THE TASK: For the copy, please give all of the data again exactly and leave the pictures out.

-- START OF DATA SECTION --

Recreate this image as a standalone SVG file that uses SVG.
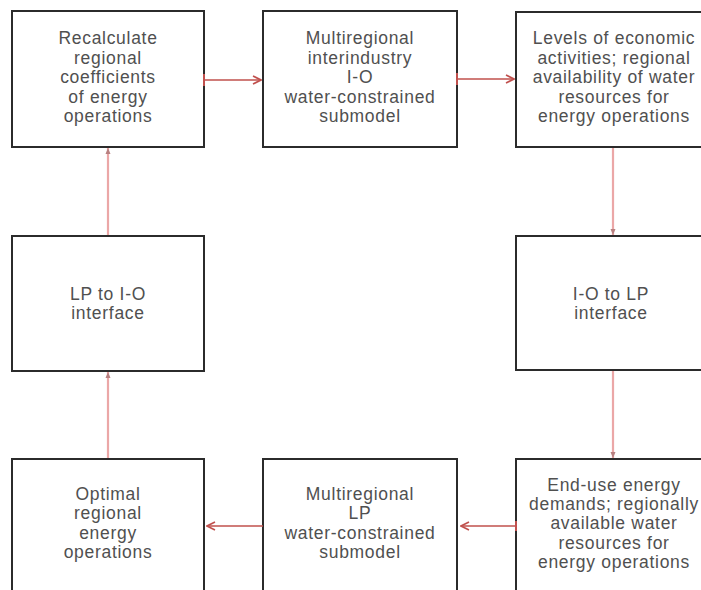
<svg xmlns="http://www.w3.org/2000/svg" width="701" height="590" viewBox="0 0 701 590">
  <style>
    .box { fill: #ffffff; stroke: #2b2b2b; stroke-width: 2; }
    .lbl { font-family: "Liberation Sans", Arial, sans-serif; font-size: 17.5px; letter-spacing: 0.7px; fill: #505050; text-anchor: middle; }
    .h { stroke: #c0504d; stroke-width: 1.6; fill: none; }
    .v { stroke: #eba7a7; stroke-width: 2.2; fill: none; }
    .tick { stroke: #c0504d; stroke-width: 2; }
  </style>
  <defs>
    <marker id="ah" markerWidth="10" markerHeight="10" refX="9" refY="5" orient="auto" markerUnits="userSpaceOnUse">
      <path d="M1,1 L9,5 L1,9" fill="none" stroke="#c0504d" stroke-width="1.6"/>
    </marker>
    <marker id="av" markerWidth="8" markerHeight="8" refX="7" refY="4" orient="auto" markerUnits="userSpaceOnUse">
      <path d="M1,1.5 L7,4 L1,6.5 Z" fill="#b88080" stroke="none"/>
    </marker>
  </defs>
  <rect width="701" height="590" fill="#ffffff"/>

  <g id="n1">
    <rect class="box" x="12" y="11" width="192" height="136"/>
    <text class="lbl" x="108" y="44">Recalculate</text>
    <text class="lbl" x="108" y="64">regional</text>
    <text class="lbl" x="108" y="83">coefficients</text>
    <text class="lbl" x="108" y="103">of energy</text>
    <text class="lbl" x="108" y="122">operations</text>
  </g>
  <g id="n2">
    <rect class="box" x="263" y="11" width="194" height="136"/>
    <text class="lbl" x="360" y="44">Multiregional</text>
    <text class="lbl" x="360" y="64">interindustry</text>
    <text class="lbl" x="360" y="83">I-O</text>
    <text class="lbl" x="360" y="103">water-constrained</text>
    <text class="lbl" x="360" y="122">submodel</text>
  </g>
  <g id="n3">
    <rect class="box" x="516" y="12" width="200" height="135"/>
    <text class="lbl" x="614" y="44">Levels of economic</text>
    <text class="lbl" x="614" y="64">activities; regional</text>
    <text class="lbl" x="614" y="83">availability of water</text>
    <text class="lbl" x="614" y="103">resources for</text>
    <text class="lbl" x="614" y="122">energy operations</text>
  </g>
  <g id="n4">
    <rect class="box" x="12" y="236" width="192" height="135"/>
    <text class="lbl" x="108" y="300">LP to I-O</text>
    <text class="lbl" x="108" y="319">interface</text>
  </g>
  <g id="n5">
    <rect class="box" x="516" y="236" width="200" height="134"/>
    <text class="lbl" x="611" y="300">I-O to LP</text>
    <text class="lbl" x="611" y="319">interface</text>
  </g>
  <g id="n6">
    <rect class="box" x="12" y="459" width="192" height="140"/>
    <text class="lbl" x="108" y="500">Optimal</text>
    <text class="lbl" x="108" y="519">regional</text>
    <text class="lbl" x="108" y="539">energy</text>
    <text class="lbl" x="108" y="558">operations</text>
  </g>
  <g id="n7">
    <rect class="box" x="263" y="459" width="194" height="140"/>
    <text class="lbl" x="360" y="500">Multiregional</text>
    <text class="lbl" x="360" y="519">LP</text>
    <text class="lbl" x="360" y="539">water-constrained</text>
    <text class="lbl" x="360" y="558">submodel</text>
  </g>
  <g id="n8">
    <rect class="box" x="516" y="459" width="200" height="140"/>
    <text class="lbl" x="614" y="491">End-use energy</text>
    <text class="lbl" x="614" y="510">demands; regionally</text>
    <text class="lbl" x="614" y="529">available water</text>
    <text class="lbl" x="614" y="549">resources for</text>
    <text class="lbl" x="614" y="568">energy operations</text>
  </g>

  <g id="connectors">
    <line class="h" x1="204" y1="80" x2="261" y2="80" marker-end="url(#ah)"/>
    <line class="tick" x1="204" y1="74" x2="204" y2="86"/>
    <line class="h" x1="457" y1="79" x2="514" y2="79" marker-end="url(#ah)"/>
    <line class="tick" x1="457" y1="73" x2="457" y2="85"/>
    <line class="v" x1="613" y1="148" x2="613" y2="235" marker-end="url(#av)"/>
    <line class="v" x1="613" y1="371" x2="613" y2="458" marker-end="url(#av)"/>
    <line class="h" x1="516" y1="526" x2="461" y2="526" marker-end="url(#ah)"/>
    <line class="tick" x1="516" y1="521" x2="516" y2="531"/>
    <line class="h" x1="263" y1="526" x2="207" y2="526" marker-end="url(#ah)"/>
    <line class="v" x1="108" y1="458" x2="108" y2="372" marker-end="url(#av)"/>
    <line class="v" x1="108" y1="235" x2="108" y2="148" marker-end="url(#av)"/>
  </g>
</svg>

-- END OF DATA SECTION --

ANSWER IN FULL:
Recreate this image as a standalone SVG file that uses SVG.
<svg xmlns="http://www.w3.org/2000/svg" width="701" height="590" viewBox="0 0 701 590">
  <style>
    .box { fill: #ffffff; stroke: #2b2b2b; stroke-width: 2; }
    .lbl { font-family: "Liberation Sans", Arial, sans-serif; font-size: 17.5px; letter-spacing: 0.7px; fill: #505050; text-anchor: middle; }
    .h { stroke: #c0504d; stroke-width: 1.6; fill: none; }
    .v { stroke: #eba7a7; stroke-width: 2.2; fill: none; }
    .tick { stroke: #c0504d; stroke-width: 2; }
  </style>
  <defs>
    <marker id="ah" markerWidth="10" markerHeight="10" refX="9" refY="5" orient="auto" markerUnits="userSpaceOnUse">
      <path d="M1,1 L9,5 L1,9" fill="none" stroke="#c0504d" stroke-width="1.6"/>
    </marker>
    <marker id="av" markerWidth="8" markerHeight="8" refX="7" refY="4" orient="auto" markerUnits="userSpaceOnUse">
      <path d="M1,1.5 L7,4 L1,6.5 Z" fill="#b88080" stroke="none"/>
    </marker>
  </defs>
  <rect width="701" height="590" fill="#ffffff"/>

  <g id="n1">
    <rect class="box" x="12" y="11" width="192" height="136"/>
    <text class="lbl" x="108" y="44">Recalculate</text>
    <text class="lbl" x="108" y="64">regional</text>
    <text class="lbl" x="108" y="83">coefficients</text>
    <text class="lbl" x="108" y="103">of energy</text>
    <text class="lbl" x="108" y="122">operations</text>
  </g>
  <g id="n2">
    <rect class="box" x="263" y="11" width="194" height="136"/>
    <text class="lbl" x="360" y="44">Multiregional</text>
    <text class="lbl" x="360" y="64">interindustry</text>
    <text class="lbl" x="360" y="83">I-O</text>
    <text class="lbl" x="360" y="103">water-constrained</text>
    <text class="lbl" x="360" y="122">submodel</text>
  </g>
  <g id="n3">
    <rect class="box" x="516" y="12" width="200" height="135"/>
    <text class="lbl" x="614" y="44">Levels of economic</text>
    <text class="lbl" x="614" y="64">activities; regional</text>
    <text class="lbl" x="614" y="83">availability of water</text>
    <text class="lbl" x="614" y="103">resources for</text>
    <text class="lbl" x="614" y="122">energy operations</text>
  </g>
  <g id="n4">
    <rect class="box" x="12" y="236" width="192" height="135"/>
    <text class="lbl" x="108" y="300">LP to I-O</text>
    <text class="lbl" x="108" y="319">interface</text>
  </g>
  <g id="n5">
    <rect class="box" x="516" y="236" width="200" height="134"/>
    <text class="lbl" x="611" y="300">I-O to LP</text>
    <text class="lbl" x="611" y="319">interface</text>
  </g>
  <g id="n6">
    <rect class="box" x="12" y="459" width="192" height="140"/>
    <text class="lbl" x="108" y="500">Optimal</text>
    <text class="lbl" x="108" y="519">regional</text>
    <text class="lbl" x="108" y="539">energy</text>
    <text class="lbl" x="108" y="558">operations</text>
  </g>
  <g id="n7">
    <rect class="box" x="263" y="459" width="194" height="140"/>
    <text class="lbl" x="360" y="500">Multiregional</text>
    <text class="lbl" x="360" y="519">LP</text>
    <text class="lbl" x="360" y="539">water-constrained</text>
    <text class="lbl" x="360" y="558">submodel</text>
  </g>
  <g id="n8">
    <rect class="box" x="516" y="459" width="200" height="140"/>
    <text class="lbl" x="614" y="491">End-use energy</text>
    <text class="lbl" x="614" y="510">demands; regionally</text>
    <text class="lbl" x="614" y="529">available water</text>
    <text class="lbl" x="614" y="549">resources for</text>
    <text class="lbl" x="614" y="568">energy operations</text>
  </g>

  <g id="connectors">
    <line class="h" x1="204" y1="80" x2="261" y2="80" marker-end="url(#ah)"/>
    <line class="tick" x1="204" y1="74" x2="204" y2="86"/>
    <line class="h" x1="457" y1="79" x2="514" y2="79" marker-end="url(#ah)"/>
    <line class="tick" x1="457" y1="73" x2="457" y2="85"/>
    <line class="v" x1="613" y1="148" x2="613" y2="235" marker-end="url(#av)"/>
    <line class="v" x1="613" y1="371" x2="613" y2="458" marker-end="url(#av)"/>
    <line class="h" x1="516" y1="526" x2="461" y2="526" marker-end="url(#ah)"/>
    <line class="tick" x1="516" y1="521" x2="516" y2="531"/>
    <line class="h" x1="263" y1="526" x2="207" y2="526" marker-end="url(#ah)"/>
    <line class="v" x1="108" y1="458" x2="108" y2="372" marker-end="url(#av)"/>
    <line class="v" x1="108" y1="235" x2="108" y2="148" marker-end="url(#av)"/>
  </g>
</svg>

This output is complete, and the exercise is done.